С того времени Джеймс Монтгомери практически все свое свободное время отдавал на поддержку евангельского и особенно миссионерского служения. Днем в воскресенье его можно было застать в воскресной школе среди детей, и он стал плодотворно трудиться в написании христианских гимнов. Не удивительно, что он, как вернувшийся блудный сын, очень любил гимн христианского автора Топледи —

Работу, которую начала Его благодать,

Завершит Он могучей рукой.

Обетования Его «да» и «аминь»,

Они всегда сбываются.

То, что ожидает нас в будущем,

А не настоящее и не то, что вверху или внизу,

Содействует исполнению Его воли

И не отлучит моей души от Его любви.

В свою эпоху Монтгомери был видным литературным деятелем. Его работы в области географии были достойны подражания, Его сборники поэзии были бестселлерами, а бесчисленное множество статей в ведущих британских журналах пользовались успехом. После сорока лет он получал много высоких общественных наград за литературную работу. Действительно, издатели были ему настолько благодарны, что поручили двум ведущим мастерам пера написать о нем биографический очерк в восьми томах, который был опубликован после его смерти.

После того, как Джеймс Монтгомери вновь вернулся к христианской вере, он написал свыше 400 гимнов, из которых более ста и сейчас исполняются. Наиболее известными его гимнами являются — Ангелы небесной славы; Встань и прославь Господа; Даруй нам Твое благословение свыше; Честь превознесенному Господу; О Дух живого Бога; Молитва — чистое желание души.

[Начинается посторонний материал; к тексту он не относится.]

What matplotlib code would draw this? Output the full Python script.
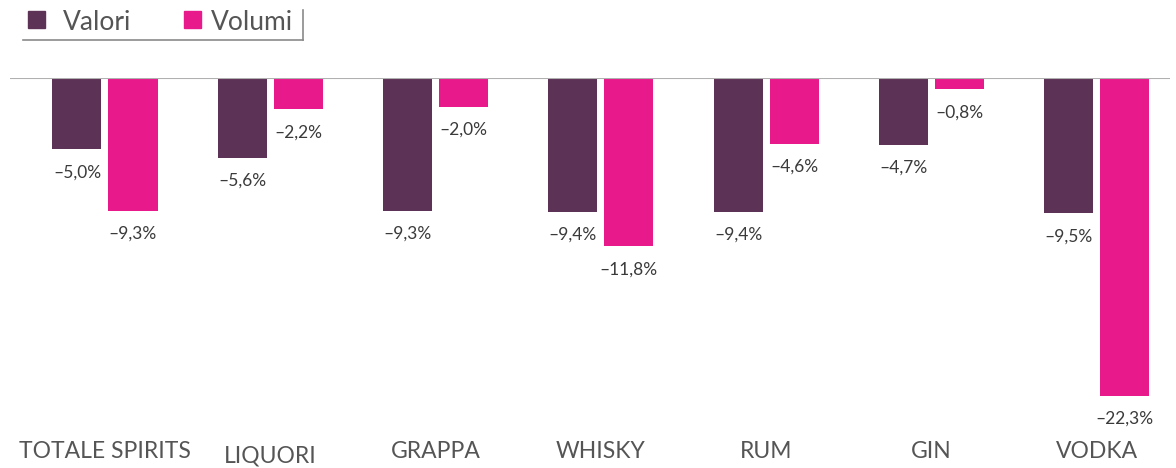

Остаток своей долгой жизни, а умер он в возрасте 83 лет, Монтгомери усердно помогал школам, где учились неблагополучные дети (наряду с другими благотворительными акциями), оказывал содействие обществам, занимающимся переводом Библии, а также зарубежным миссиям. Последние сорок лет жизни, по его свидетельству, были самыми счастливыми и самыми лучшими, потому что он вновь познал Господа и Друга своей юности, и вкусил Его благословения, водительство и присутствие в повседневной жизни.